OBJECTIVE:
Quote the lines exactly, starting with the line that contains "Rebuild this chart" and ending with the line that contains "79.7, 80.0]", and leave out all other lines.

BEGIN EXERCISE INPUTS

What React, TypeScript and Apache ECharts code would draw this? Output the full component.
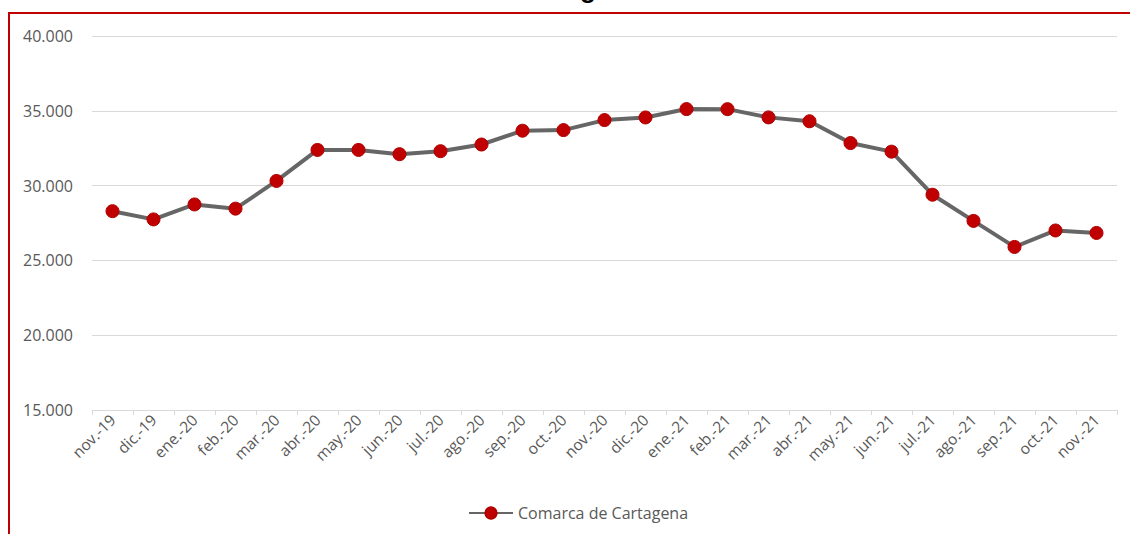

END EXERCISE INPUTS
BEGIN EXERCISE INPUTS

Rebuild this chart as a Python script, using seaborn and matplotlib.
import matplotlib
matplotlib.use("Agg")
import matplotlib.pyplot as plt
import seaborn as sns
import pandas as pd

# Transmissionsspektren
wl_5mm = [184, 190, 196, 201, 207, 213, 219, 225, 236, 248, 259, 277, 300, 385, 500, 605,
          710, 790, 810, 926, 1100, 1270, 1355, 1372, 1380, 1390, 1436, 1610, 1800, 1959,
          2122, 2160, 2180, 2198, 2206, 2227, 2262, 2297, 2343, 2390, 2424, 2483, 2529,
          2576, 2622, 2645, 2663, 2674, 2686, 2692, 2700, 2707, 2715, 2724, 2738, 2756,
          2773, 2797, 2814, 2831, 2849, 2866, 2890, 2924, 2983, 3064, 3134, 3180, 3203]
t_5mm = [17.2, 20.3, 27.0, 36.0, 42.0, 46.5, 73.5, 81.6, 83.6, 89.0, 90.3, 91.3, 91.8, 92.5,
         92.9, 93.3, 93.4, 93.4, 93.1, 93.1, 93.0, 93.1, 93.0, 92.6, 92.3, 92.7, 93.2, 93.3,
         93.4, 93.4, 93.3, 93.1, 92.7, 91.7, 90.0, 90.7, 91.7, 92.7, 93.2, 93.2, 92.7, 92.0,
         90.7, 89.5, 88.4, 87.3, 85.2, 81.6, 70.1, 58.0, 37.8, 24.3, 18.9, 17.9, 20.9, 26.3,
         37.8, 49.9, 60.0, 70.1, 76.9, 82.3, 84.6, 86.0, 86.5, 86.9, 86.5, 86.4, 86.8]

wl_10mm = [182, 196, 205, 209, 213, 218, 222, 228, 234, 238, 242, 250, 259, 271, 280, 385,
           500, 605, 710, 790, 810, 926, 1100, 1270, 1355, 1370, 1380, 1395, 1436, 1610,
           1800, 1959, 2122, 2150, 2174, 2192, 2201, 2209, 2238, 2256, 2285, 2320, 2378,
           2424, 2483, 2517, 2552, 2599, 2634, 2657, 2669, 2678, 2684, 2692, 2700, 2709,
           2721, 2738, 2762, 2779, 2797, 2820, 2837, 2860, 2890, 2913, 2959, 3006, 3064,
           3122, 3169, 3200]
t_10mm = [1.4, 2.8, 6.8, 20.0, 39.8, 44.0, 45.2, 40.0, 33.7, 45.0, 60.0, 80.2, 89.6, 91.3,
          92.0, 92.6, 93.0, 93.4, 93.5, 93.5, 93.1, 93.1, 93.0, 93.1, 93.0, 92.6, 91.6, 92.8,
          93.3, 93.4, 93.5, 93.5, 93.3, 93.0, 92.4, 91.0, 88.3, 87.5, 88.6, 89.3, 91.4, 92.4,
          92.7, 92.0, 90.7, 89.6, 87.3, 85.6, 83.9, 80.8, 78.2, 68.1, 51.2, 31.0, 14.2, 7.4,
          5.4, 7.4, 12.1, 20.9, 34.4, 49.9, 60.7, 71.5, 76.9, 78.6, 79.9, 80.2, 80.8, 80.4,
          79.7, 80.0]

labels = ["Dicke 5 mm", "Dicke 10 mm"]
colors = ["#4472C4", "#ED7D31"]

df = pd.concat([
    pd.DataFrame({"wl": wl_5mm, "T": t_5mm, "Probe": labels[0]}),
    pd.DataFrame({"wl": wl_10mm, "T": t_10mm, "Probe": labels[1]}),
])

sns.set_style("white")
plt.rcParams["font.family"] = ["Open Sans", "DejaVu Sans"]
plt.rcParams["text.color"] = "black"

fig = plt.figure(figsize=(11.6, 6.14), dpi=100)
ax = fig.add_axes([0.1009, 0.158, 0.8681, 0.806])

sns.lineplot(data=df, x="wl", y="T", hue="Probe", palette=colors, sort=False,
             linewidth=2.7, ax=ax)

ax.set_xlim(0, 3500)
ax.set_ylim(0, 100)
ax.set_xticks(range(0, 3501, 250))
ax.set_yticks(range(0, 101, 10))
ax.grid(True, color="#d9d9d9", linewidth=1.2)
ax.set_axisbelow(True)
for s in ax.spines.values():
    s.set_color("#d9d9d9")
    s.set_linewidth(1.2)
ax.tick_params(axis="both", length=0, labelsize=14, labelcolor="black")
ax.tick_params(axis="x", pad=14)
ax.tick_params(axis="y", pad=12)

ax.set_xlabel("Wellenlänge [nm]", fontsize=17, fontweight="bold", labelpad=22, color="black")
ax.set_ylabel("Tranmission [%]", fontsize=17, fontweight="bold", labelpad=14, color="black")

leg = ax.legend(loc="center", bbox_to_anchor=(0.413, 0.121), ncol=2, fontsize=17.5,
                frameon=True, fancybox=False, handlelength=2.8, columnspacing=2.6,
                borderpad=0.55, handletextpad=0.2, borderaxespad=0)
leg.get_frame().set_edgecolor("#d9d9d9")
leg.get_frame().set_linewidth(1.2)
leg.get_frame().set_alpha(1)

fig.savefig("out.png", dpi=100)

END EXERCISE INPUTS

SOLUTION FOR THIS PROBLEM:
Rebuild this chart as a Python script, using seaborn and matplotlib.
import matplotlib
matplotlib.use("Agg")
import matplotlib.pyplot as plt
import seaborn as sns
import pandas as pd

# Transmissionsspektren
wl_5mm = [184, 190, 196, 201, 207, 213, 219, 225, 236, 248, 259, 277, 300, 385, 500, 605,
          710, 790, 810, 926, 1100, 1270, 1355, 1372, 1380, 1390, 1436, 1610, 1800, 1959,
          2122, 2160, 2180, 2198, 2206, 2227, 2262, 2297, 2343, 2390, 2424, 2483, 2529,
          2576, 2622, 2645, 2663, 2674, 2686, 2692, 2700, 2707, 2715, 2724, 2738, 2756,
          2773, 2797, 2814, 2831, 2849, 2866, 2890, 2924, 2983, 3064, 3134, 3180, 3203]
t_5mm = [17.2, 20.3, 27.0, 36.0, 42.0, 46.5, 73.5, 81.6, 83.6, 89.0, 90.3, 91.3, 91.8, 92.5,
         92.9, 93.3, 93.4, 93.4, 93.1, 93.1, 93.0, 93.1, 93.0, 92.6, 92.3, 92.7, 93.2, 93.3,
         93.4, 93.4, 93.3, 93.1, 92.7, 91.7, 90.0, 90.7, 91.7, 92.7, 93.2, 93.2, 92.7, 92.0,
         90.7, 89.5, 88.4, 87.3, 85.2, 81.6, 70.1, 58.0, 37.8, 24.3, 18.9, 17.9, 20.9, 26.3,
         37.8, 49.9, 60.0, 70.1, 76.9, 82.3, 84.6, 86.0, 86.5, 86.9, 86.5, 86.4, 86.8]

wl_10mm = [182, 196, 205, 209, 213, 218, 222, 228, 234, 238, 242, 250, 259, 271, 280, 385,
           500, 605, 710, 790, 810, 926, 1100, 1270, 1355, 1370, 1380, 1395, 1436, 1610,
           1800, 1959, 2122, 2150, 2174, 2192, 2201, 2209, 2238, 2256, 2285, 2320, 2378,
           2424, 2483, 2517, 2552, 2599, 2634, 2657, 2669, 2678, 2684, 2692, 2700, 2709,
           2721, 2738, 2762, 2779, 2797, 2820, 2837, 2860, 2890, 2913, 2959, 3006, 3064,
           3122, 3169, 3200]
t_10mm = [1.4, 2.8, 6.8, 20.0, 39.8, 44.0, 45.2, 40.0, 33.7, 45.0, 60.0, 80.2, 89.6, 91.3,
          92.0, 92.6, 93.0, 93.4, 93.5, 93.5, 93.1, 93.1, 93.0, 93.1, 93.0, 92.6, 91.6, 92.8,
          93.3, 93.4, 93.5, 93.5, 93.3, 93.0, 92.4, 91.0, 88.3, 87.5, 88.6, 89.3, 91.4, 92.4,
          92.7, 92.0, 90.7, 89.6, 87.3, 85.6, 83.9, 80.8, 78.2, 68.1, 51.2, 31.0, 14.2, 7.4,
          5.4, 7.4, 12.1, 20.9, 34.4, 49.9, 60.7, 71.5, 76.9, 78.6, 79.9, 80.2, 80.8, 80.4,
          79.7, 80.0]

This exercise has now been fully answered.